• _PROBLEM_
Write every line out verbatim and omit the pictures.

• _SOURCE DATA_

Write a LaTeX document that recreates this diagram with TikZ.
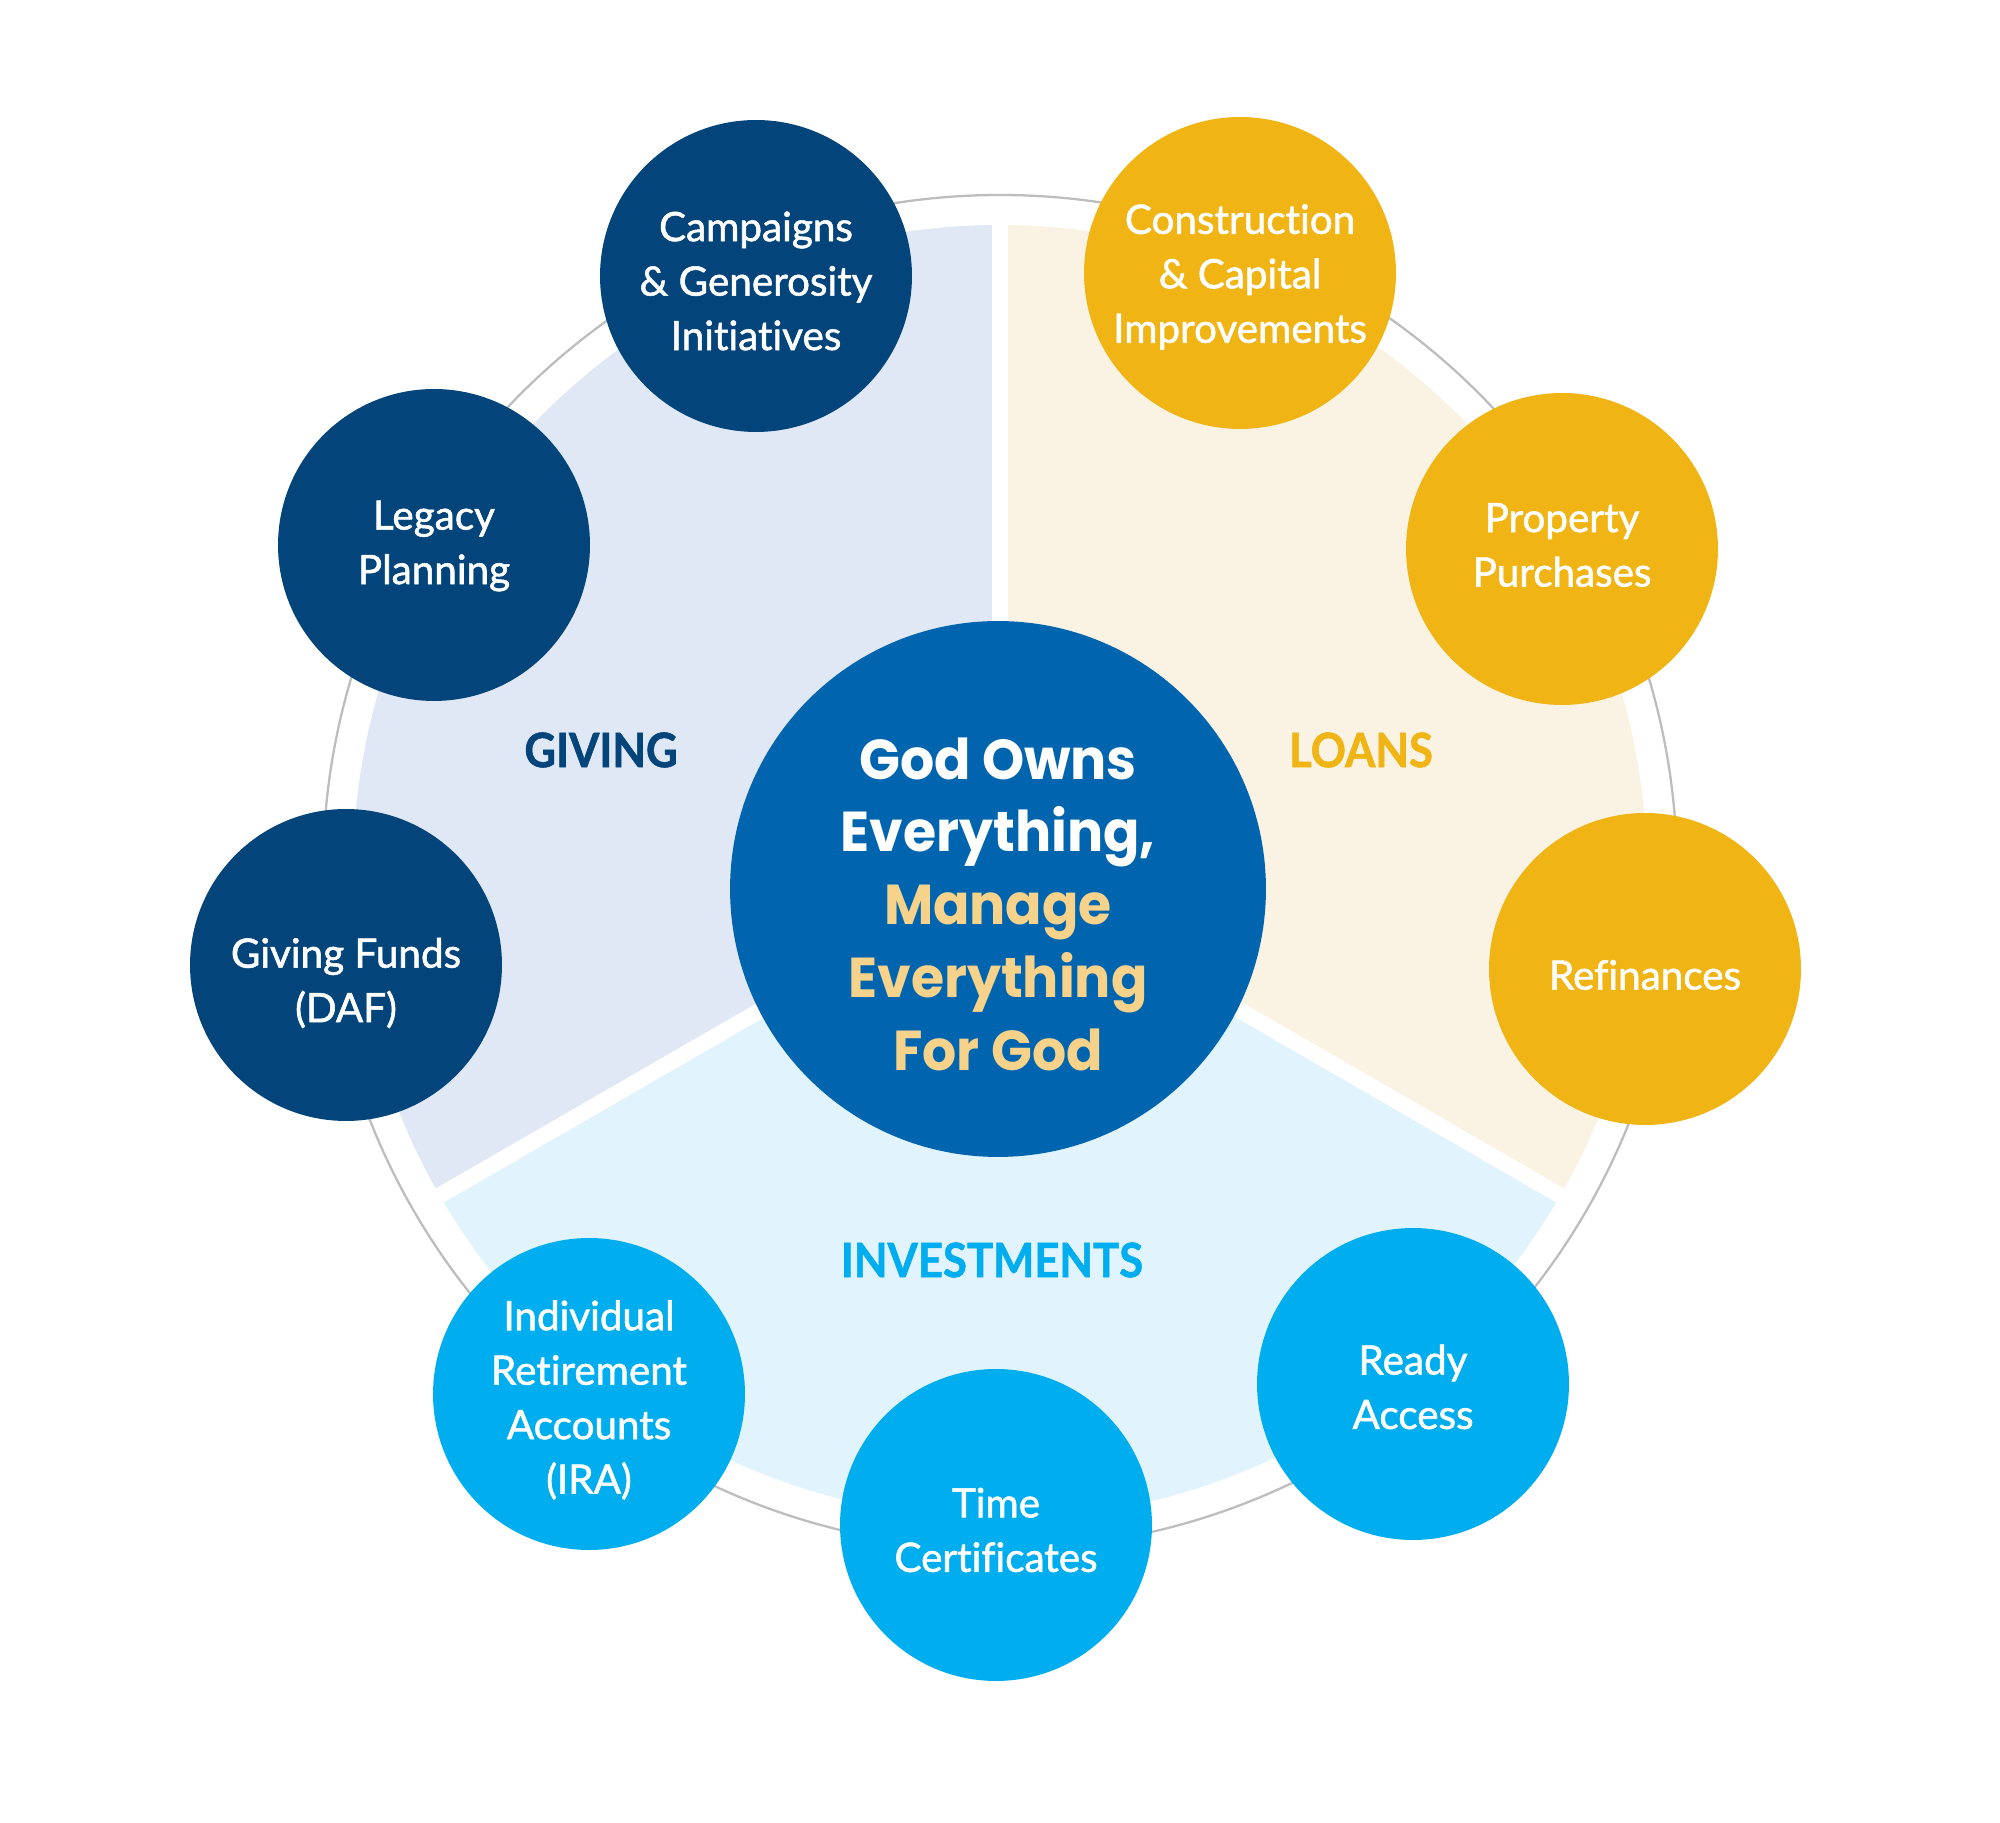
\documentclass[tikz,border=0pt]{standalone}
\usepackage{fontspec}
\usetikzlibrary{calc}
\setmainfont{Lato}
\newfontfamily\circfont[FakeBold=1.4, Ligatures=NoCommon]{Lato}
\newfontfamily\centfont[FakeStretch=0.955]{Poppins}
\newfontfamily\labfont[FakeStretch=0.92, FakeBold=1.2]{Lato}
\definecolor{navy}{HTML}{03457A}
\definecolor{goldc}{HTML}{F0B414}
\definecolor{cyanc}{HTML}{00AEEF}
\definecolor{coreblue}{HTML}{0065AE}
\definecolor{paleg}{HTML}{F7D28A}
\definecolor{givf}{HTML}{E0E8F5}
\definecolor{loanf}{HTML}{FAF3E4}
\definecolor{invf}{HTML}{E1F3FD}
\definecolor{ringg}{HTML}{BDBDC0}
\tikzset{
  smallc/.style={circle, minimum size=6.24cm, inner sep=0pt},
  givc/.style={smallc, fill=navy},
  loanc/.style={smallc, fill=goldc},
  invc/.style={smallc, fill=cyanc},
  ctext/.style={inner sep=0pt, text=white, align=center,
    font=\circfont\fontsize{23}{31}\selectfont},
  secttitle/.style={inner sep=0pt, font=\labfont\bfseries\fontsize{27}{30}\selectfont},
  gapline/.style={white, line width=9.1pt},
}
\begin{document}
\begin{tikzpicture}[x=0.02cm, y=0.02cm]
\useasboundingbox (0,0) rectangle (2000,1822);
\coordinate (O) at (1000,950);
% outer ring
\draw[ringg, line width=1.3pt] (O) circle [radius=677];
% sectors
\fill[givf] (O) -- ++(90:647) arc [start angle=90, end angle=210, radius=647] -- cycle;
\fill[invf] (O) -- ++(210:647) arc [start angle=210, end angle=330, radius=647] -- cycle;
\fill[loanf] (O) -- ++(-30:647) arc [start angle=-30, end angle=90, radius=647] -- cycle;
\draw[gapline] (O) -- ++(90:660);
\draw[gapline] (O) -- ++(210:660);
\draw[gapline] (O) -- ++(330:660);
% core
\node[circle, fill=coreblue, minimum size=10.72cm, inner sep=0pt] (core) at (998,933) {};
\node[align=center, inner sep=0pt, font=\centfont\bfseries\fontsize{32}{41.4}\selectfont] (coretext) at ($(core)+(0,-15)$)
  {\textcolor{white}{God Owns}\\\textcolor{white}{Everything,}\\\textcolor{paleg}{Manage}\\\textcolor{paleg}{Everything}\\\textcolor{paleg}{For God}};
% section titles
\node[secttitle, text=navy] (tgiv) at (601,1072) {GIVING};
\node[secttitle, text=goldc] (tloan) at (1361,1072) {LOANS};
\node[secttitle, text=cyanc] (tinv) at (992,562) {INVESTMENTS};
% giving circles
\node[givc] (camp) at (756,1546) {};
\node[ctext] (campT) at ($(camp)+(0,-5)$) {Campaigns\\\& Generosity\\Initiatives};
\node[givc] (legacy) at (434,1277) {};
\node[ctext] (legacyT) at ($(legacy)+(0,-1)$) {Legacy\\Planning};
\node[givc] (daf) at (346,857) {};
\node[ctext] (dafT) at ($(daf)+(0,-18)$) {Giving Funds\\(DAF)};
% loan circles
\node[loanc] (constr) at (1240,1549) {};
\node[ctext] (constrT) at ($(constr)+(0,-4)$) {Construction\\\& Capital\\Improvements};
\node[loanc] (prop) at (1562,1273) {};
\node[ctext] (propT) at ($(prop)+(0,4)$) {Property\\Purchases};
\node[loanc] (refi) at (1645,853) {};
\node[ctext] (refiT) at ($(refi)+(0,-6)$) {Refinances};
% investment circles
\node[invc] (ira) at (589,428) {};
\node[ctext] (iraT) at ($(ira)+(0,-6)$) {Individual\\Retirement\\Accounts\\(IRA)};
\node[invc] (time) at (996,297) {};
\node[ctext] (timeT) at ($(time)+(0,-5)$) {Time\\Certificates};
\node[invc] (ready) at (1413,438) {};
\node[ctext] (readyT) at ($(ready)+(0,-3)$) {Ready\\Access};
\end{tikzpicture}
\end{document}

• _ANSWER TO THE PROBLEM_
Write a LaTeX document that recreates this diagram with TikZ.
\documentclass[tikz,border=0pt]{standalone}
\usepackage{fontspec}
\usetikzlibrary{calc}
\setmainfont{Lato}
\newfontfamily\circfont[FakeBold=1.4, Ligatures=NoCommon]{Lato}
\newfontfamily\centfont[FakeStretch=0.955]{Poppins}
\newfontfamily\labfont[FakeStretch=0.92, FakeBold=1.2]{Lato}
\definecolor{navy}{HTML}{03457A}
\definecolor{goldc}{HTML}{F0B414}
\definecolor{cyanc}{HTML}{00AEEF}
\definecolor{coreblue}{HTML}{0065AE}
\definecolor{paleg}{HTML}{F7D28A}
\definecolor{givf}{HTML}{E0E8F5}
\definecolor{loanf}{HTML}{FAF3E4}
\definecolor{invf}{HTML}{E1F3FD}
\definecolor{ringg}{HTML}{BDBDC0}
\tikzset{
  smallc/.style={circle, minimum size=6.24cm, inner sep=0pt},
  givc/.style={smallc, fill=navy},
  loanc/.style={smallc, fill=goldc},
  invc/.style={smallc, fill=cyanc},
  ctext/.style={inner sep=0pt, text=white, align=center,
    font=\circfont\fontsize{23}{31}\selectfont},
  secttitle/.style={inner sep=0pt, font=\labfont\bfseries\fontsize{27}{30}\selectfont},
  gapline/.style={white, line width=9.1pt},
}
\begin{document}
\begin{tikzpicture}[x=0.02cm, y=0.02cm]
\useasboundingbox (0,0) rectangle (2000,1822);
\coordinate (O) at (1000,950);
% outer ring
\draw[ringg, line width=1.3pt] (O) circle [radius=677];
% sectors
\fill[givf] (O) -- ++(90:647) arc [start angle=90, end angle=210, radius=647] -- cycle;
\fill[invf] (O) -- ++(210:647) arc [start angle=210, end angle=330, radius=647] -- cycle;
\fill[loanf] (O) -- ++(-30:647) arc [start angle=-30, end angle=90, radius=647] -- cycle;
\draw[gapline] (O) -- ++(90:660);
\draw[gapline] (O) -- ++(210:660);
\draw[gapline] (O) -- ++(330:660);
% core
\node[circle, fill=coreblue, minimum size=10.72cm, inner sep=0pt] (core) at (998,933) {};
\node[align=center, inner sep=0pt, font=\centfont\bfseries\fontsize{32}{41.4}\selectfont] (coretext) at ($(core)+(0,-15)$)
  {\textcolor{white}{God Owns}\\\textcolor{white}{Everything,}\\\textcolor{paleg}{Manage}\\\textcolor{paleg}{Everything}\\\textcolor{paleg}{For God}};
% section titles
\node[secttitle, text=navy] (tgiv) at (601,1072) {GIVING};
\node[secttitle, text=goldc] (tloan) at (1361,1072) {LOANS};
\node[secttitle, text=cyanc] (tinv) at (992,562) {INVESTMENTS};
% giving circles
\node[givc] (camp) at (756,1546) {};
\node[ctext] (campT) at ($(camp)+(0,-5)$) {Campaigns\\\& Generosity\\Initiatives};
\node[givc] (legacy) at (434,1277) {};
\node[ctext] (legacyT) at ($(legacy)+(0,-1)$) {Legacy\\Planning};
\node[givc] (daf) at (346,857) {};
\node[ctext] (dafT) at ($(daf)+(0,-18)$) {Giving Funds\\(DAF)};
% loan circles
\node[loanc] (constr) at (1240,1549) {};
\node[ctext] (constrT) at ($(constr)+(0,-4)$) {Construction\\\& Capital\\Improvements};
\node[loanc] (prop) at (1562,1273) {};
\node[ctext] (propT) at ($(prop)+(0,4)$) {Property\\Purchases};
\node[loanc] (refi) at (1645,853) {};
\node[ctext] (refiT) at ($(refi)+(0,-6)$) {Refinances};
% investment circles
\node[invc] (ira) at (589,428) {};
\node[ctext] (iraT) at ($(ira)+(0,-6)$) {Individual\\Retirement\\Accounts\\(IRA)};
\node[invc] (time) at (996,297) {};
\node[ctext] (timeT) at ($(time)+(0,-5)$) {Time\\Certificates};
\node[invc] (ready) at (1413,438) {};
\node[ctext] (readyT) at ($(ready)+(0,-3)$) {Ready\\Access};
\end{tikzpicture}
\end{document}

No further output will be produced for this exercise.